Regarding the comments about a name change, I have heard buzz that they are thinking of changing their name to just “Dunkin”. I don’t see that one taking off, personally.

Brian Stuk
Guest
Brian Stuk
14 years 9 months ago

I agree with some of the comments preceding my writing this, especially the one from Warren Thayer. Starbuck’s sells atmosphere. Their coffee (not that too many people drink just their coffee without whipping sugar and cream into it) is commonly referred to in this part of the country (Midwest) as “charbucks,” i.e., it tastes burnt. Is this the key to success in mixed coffee drinks? Maybe so, but not for the average coffee drinker. I enjoy coffee very much and do not purchase coffee very often if ever from Starbucks. I purchase whole beans from other distributors in the area who blend their own beans. Dunkin’ Donuts would do well to focus on quality and pursuing a good decaf. Too many options to choose from would be disastrous.

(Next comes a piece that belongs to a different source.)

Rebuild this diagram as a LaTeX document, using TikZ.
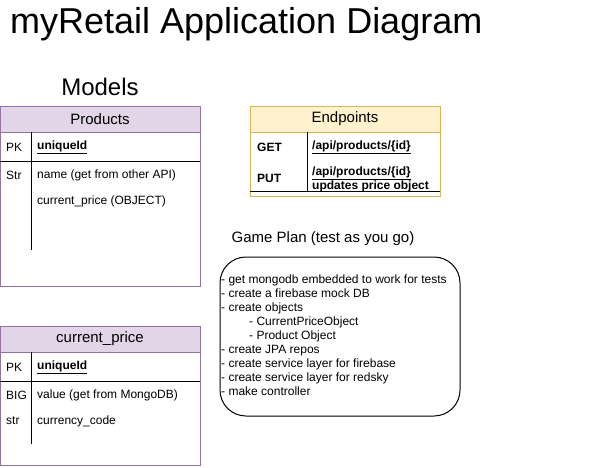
\documentclass[tikz,border=0pt]{standalone}
\usepackage{fontspec}
\setmainfont{Liberation Sans}
\usetikzlibrary{positioning}
\definecolor{modelfill}{HTML}{E1D5E7}
\definecolor{modeldraw}{HTML}{9673A6}
\definecolor{endfill}{HTML}{FFF2CC}
\definecolor{enddraw}{HTML}{D6B656}
\tikzset{
  headcell/.style={draw=#1,line width=1pt,minimum height=26pt,inner sep=0pt,
                   font=\fontsize{15}{17}\selectfont},
  tblframe/.style={draw=#1,line width=1pt},
  rowsep/.style={draw=black,line width=1pt},
  fieldtxt/.style={anchor=west,inner sep=0pt,font=\fontsize{12}{14}\selectfont},
  keytxt/.style={fieldtxt,font=\fontsize{12}{14}\selectfont\bfseries},
  routetxt/.style={anchor=west,inner sep=0pt,align=left,
                   font=\fontsize{12}{14}\selectfont\bfseries},
  planbox/.style={draw=black,line width=1pt,rounded corners=26pt,inner sep=0pt},
}
\begin{document}
\begin{tikzpicture}[x=1pt,y=-1pt]
  \useasboundingbox (0,0) rectangle (616,467);
  % titles
  \node[anchor=base west,inner sep=0pt,font=\fontsize{36}{42}\selectfont] (title) at (10,33)
    {myRetail Application Diagram};
  \node[anchor=base,inner sep=0pt,font=\fontsize{24}{28}\selectfont] (models) at (100,95) {Models};

  % Products model
  \draw[tblframe=modeldraw] (0,132) rectangle (200,286);
  \node[headcell=modeldraw,fill=modelfill,minimum width=200pt] (prodhead) at (100,119) {Products};
  \draw[rowsep] (0,161.5) -- (200,161.5);
  \draw[rowsep] (31,132) -- (31,250);
  \node[fieldtxt] (prodpk) at (6,147) {PK};
  \node[keytxt] (prodid) at (37,147) {\underline{uniqueId}};
  \node[fieldtxt] (prodstr) at (6,175) {Str};
  \node[fieldtxt] (prodname) at (37,175) {name (get from other API)};
  \node[fieldtxt] (prodprice) at (37,201) {current\_price (OBJECT)};

  % current_price model
  \draw[tblframe=modeldraw] (0,352) rectangle (200,465.5);
  \node[headcell=modeldraw,fill=modelfill,minimum width=200pt] (pricehead) at (100,339) {current\_price};
  \draw[rowsep] (0,381.5) -- (200,381.5);
  \draw[rowsep] (31,352) -- (31,444);
  \node[fieldtxt] (pricepk) at (6,367) {PK};
  \node[keytxt] (priceid) at (37,367) {\underline{uniqueId}};
  \node[fieldtxt] (pricebig) at (6,395) {BIG};
  \node[fieldtxt] (priceval) at (37,395) {value (get from MongoDB)};
  \node[fieldtxt] (pricestr) at (6,421) {str};
  \node[fieldtxt] (pricecode) at (37,421) {currency\_code};

  % Endpoints
  \draw[tblframe=enddraw] (250,132) rectangle (440,196);
  \node[headcell=enddraw,fill=endfill,minimum width=190pt] (endhead) at (345,119) {Endpoints};
  \draw[rowsep] (250,191.5) -- (440,191.5);
  \draw[rowsep] (307,132) -- (307,191.5);
  \node[routetxt] (getverb) at (257,147) {GET};
  \node[routetxt] (getroute) at (312,147) {\underline{/api/products/\{id\}}};
  \node[routetxt] (putverb) at (257,178) {PUT};
  \node[routetxt] (putroute) at (312,179) {\underline{/api/products/\{id\}}\\updates price object};

  % Game plan
  \node[anchor=base,inner sep=0pt,font=\fontsize{15}{17}\selectfont] (plantitle) at (323,242)
    {Game Plan (test as you go)};
  \node[planbox,minimum width=240pt,minimum height=159pt] (plan) at (340,336.5) {};
  \node[anchor=north west,inner sep=0pt,align=left,font=\fontsize{12}{14}\selectfont]
    (plantext) at (221,275) {- get mongodb embedded to work for tests\\
    - create a firebase mock DB\\
    - create objects\\
    \hspace*{28pt}- CurrentPriceObject\\
    \hspace*{28pt}- Product Object\\
    - create JPA repos\\
    - create service layer for firebase\\
    - create service layer for redsky\\
    - make controller};
\end{tikzpicture}
\end{document}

I am also a supplier exclusive to Starbucks.

David Livingston
Guest
14 years 9 months ago

To triple their size they will need to grow the old fashioned way… buy a competitor.

Camille P. Schuster, PhD.
Guest
14 years 9 months ago

If the Dunkin’ Donuts execs have really tried to understand their current consumers and found that they want sandwiches and snacks then the expansion will work. If they haven’t done that and are making these additions to expand their market, they risk losing their current market. The current market wants to get in and out fast while getting fresh coffee. Repositioning is always a risk. If you really understand your consumers the risk is much less.

Steve Anderson
Guest
Steve Anderson
14 years 9 months ago

Why not “Duncan’s” if you want a name change?